His father was less comforting, claiming he was a hard-working man who needed his sleep. By the autumn of 1995 Milan Rajak had his first session with a trained psychotherapist.

He attended twice a week at the grey-rendered five-storey psychiatric hospital on Palmoticeva Street, the best in Belgrade. But the experts at the Laza Lazarevic could not help either, because he dared not confess.

Relief, he was told, comes with purging, but catharsis requires confession. Milosevic was still in power, but far more frightening were the feral eyes of Zoran Zilic that morning in Banja Luka when he said he wanted to quit and go home to Belgrade. Much more terrifying were the whispered words of mutilation and death if he ever opened his mouth.

His father was a dedicated atheist, raised under the communist regime of Tito and a lifelong loyal servant of the Party. But his mother had kept her faith in the Serbian Orthodox church, part of the eastern communion with the Greek and Russian churches. Mocked by her husband and son, she had gone to her morning service down the years. By the end of 1995, Milan started to accompany her.

He began to find some comfort amid the ritual and the litany, the chants and the incense. The horror seemed to ebb in the church by the football ground, just three blocks from where they lived, and where his mother always went.

In 1996 he flunked his law exams to the outrage and despair of his father who stormed up and down the house for two days. If the news from the academy was not to his taste, what his son had to say took his breath away.

‘I do not want to be a lawyer, father. I want to enter the Church.’

It took time but Rajak Senior calmed down and tried to come to terms with his changed son. At least the priesthood was a profession of sorts. Not given to wealth, but respectable. A man could still hold his head up and say, ‘My son is in the Church, you know.’

The priesthood itself, he discovered, would take years of study to achieve, most of that time in a seminary, but the son had other ideas. He wanted to live in seclusion and without delay. He wanted to become a monk, repudiating everything material in favour of the simple life.

Ten miles southeast of Belgrade he found what he wanted: the small monastery of Saint Stephen in the hamlet of Slanci. It contains no more than a dozen brothers under the authority of the abbot or Iguman. They work in the fields and barns of their own farm, grow their own food, accept donations from a few tourists and pilgrims, meditate and pray. There was a waiting list to join and no chance of jumping it.

Fate intervened in the meeting with the Iguman, Abbot Vasilije. He and Rajak Senior stared at each other in amazement. Despite the full black beard, flecked with grey, Rajak recognized the same Goran Tomic who had been at school with him forty years before. The abbot agreed to meet his son and discuss with him a possible career in the Church.
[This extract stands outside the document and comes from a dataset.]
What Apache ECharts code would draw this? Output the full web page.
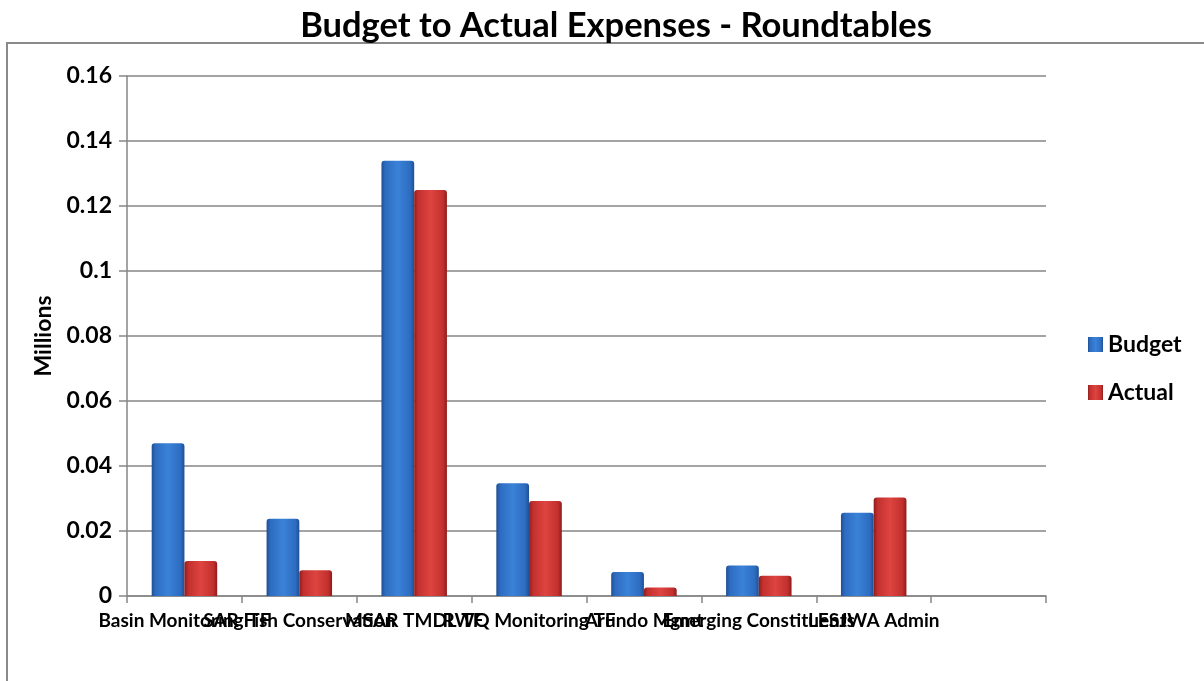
<!DOCTYPE html>
<html>
<head>
<meta charset="utf-8">
<title>Budget to Actual Expenses - Roundtables</title>
<script src="https://cdn.jsdelivr.net/npm/echarts@6/dist/echarts.min.js"></script>
<style>
  html, body { margin: 0; padding: 0; background: #ffffff; }
  #chart { width: 1204px; height: 681px; }
</style>
</head>
<body>
<div id="chart"></div>
<script>
// Roundtable categories (the last slot is left empty, as in the workbook chart)
const categories = [
  'Basin Monitoring TF',
  'SAR Fish Conservation',
  'MSAR TMDL TF',
  'RWQ Monitoring TF',
  'Arundo Mgmt',
  'Emerging Constituents',
  'LESJWA Admin',
  ''
];

// Expenses in millions of dollars
const budget = [0.0470, 0.0238, 0.1339, 0.0347, 0.0074, 0.0094, 0.0256, null];
const actual = [0.0108, 0.0079, 0.1249, 0.0292, 0.0026, 0.0062, 0.0303, null];

const yTicks = { min: 0, max: 0.16, interval: 0.02 };

const FONT = 'Lato, "Liberation Sans", sans-serif';
const GRID_GREY = '#868686';

// Bevelled bar fill: darker edges, brighter middle
function bevel(edge, mid, light) {
  return new echarts.graphic.LinearGradient(0, 0, 1, 0, [
    { offset: 0, color: edge },
    { offset: 0.12, color: mid },
    { offset: 0.5, color: light },
    { offset: 0.88, color: mid },
    { offset: 1, color: edge }
  ]);
}

const blueFill = bevel('#1f4f94', '#2d6cc0', '#3a82d8');
const redFill = bevel('#8e1c1c', '#c2302e', '#de4440');

const chart = echarts.init(document.getElementById('chart'), null, { renderer: 'canvas' });

chart.setOption({
  backgroundColor: '#ffffff',
  animation: false,
  title: {
    text: 'Budget to Actual Expenses - Roundtables',
    left: 611,
    textAlign: 'center',
    top: 3,
    textStyle: { fontFamily: FONT, fontWeight: 'bold', fontSize: 34.5, color: '#000000' }
  },
  graphic: [{
    type: 'rect',
    shape: { x: 7, y: 43, width: 1300, height: 700 },
    style: { fill: 'none', stroke: '#8a8a8a', lineWidth: 2 },
    silent: true,
    z: -10
  }],
  legend: {
    orient: 'vertical',
    left: 1083,
    top: 328,
    itemWidth: 15,
    itemHeight: 15,
    itemGap: 25,
    icon: 'rect',
    textStyle: { fontFamily: FONT, fontWeight: 'bold', fontSize: 23, color: '#000000' },
    data: ['Budget', 'Actual']
  },
  grid: { left: 127, right: 158, top: 76, bottom: 85, containLabel: false },
  xAxis: {
    type: 'category',
    data: categories,
    boundaryGap: true,
    axisLine: { lineStyle: { color: GRID_GREY, width: 1.5 } },
    axisTick: { show: true, length: 7, lineStyle: { color: GRID_GREY, width: 1.5 } },
    axisLabel: {
      interval: 0,
      margin: 15,
      fontFamily: FONT,
      fontWeight: 'bold',
      fontSize: 19,
      color: '#000000',
      hideOverlap: false
    },
    splitLine: { show: false }
  },
  yAxis: {
    type: 'value',
    min: yTicks.min,
    max: yTicks.max,
    interval: yTicks.interval,
    name: 'Millions',
    nameLocation: 'middle',
    nameGap: 72,
    nameRotate: 90,
    nameTextStyle: { fontFamily: FONT, fontWeight: 'bold', fontSize: 23, color: '#000000' },
    axisLine: { show: true, lineStyle: { color: GRID_GREY, width: 1.5 } },
    axisTick: { show: true, inside: false, length: 8, lineStyle: { color: GRID_GREY, width: 1.5 } },
    axisLabel: {
      margin: 15,
      fontFamily: FONT,
      fontWeight: 'bold',
      fontSize: 23,
      color: '#000000',
      formatter: v => String(parseFloat(v.toFixed(2)))
    },
    splitLine: { show: true, lineStyle: { color: GRID_GREY, width: 1.5 } }
  },
  series: [
    {
      name: 'Budget',
      type: 'bar',
      data: budget,
      barGap: '0%',
      barCategoryGap: '43%',
      itemStyle: { color: blueFill, borderRadius: [3, 3, 0, 0] }
    },
    {
      name: 'Actual',
      type: 'bar',
      data: actual,
      barGap: '0%',
      barCategoryGap: '43%',
      itemStyle: { color: redFill, borderRadius: [3, 3, 0, 0] }
    }
  ]
});
</script>
</body>
</html>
The abbot’s shrewd intelligence divined that his former schoolmate’s son was a young man torn by some inner turmoil that could not find peace in the outer world. He had seen it before. He could not create a vacancy for an instant monk, he pointed out, but men from the city occasionally joined the monks for the purpose of a religious ‘retreat’.

In the summer of 1996, with the Bosnian war over, Milan Rajak came to Slanci on extended retreat to grow tomatoes and cucumbers, to meditate and to pray. The dream ebbed away.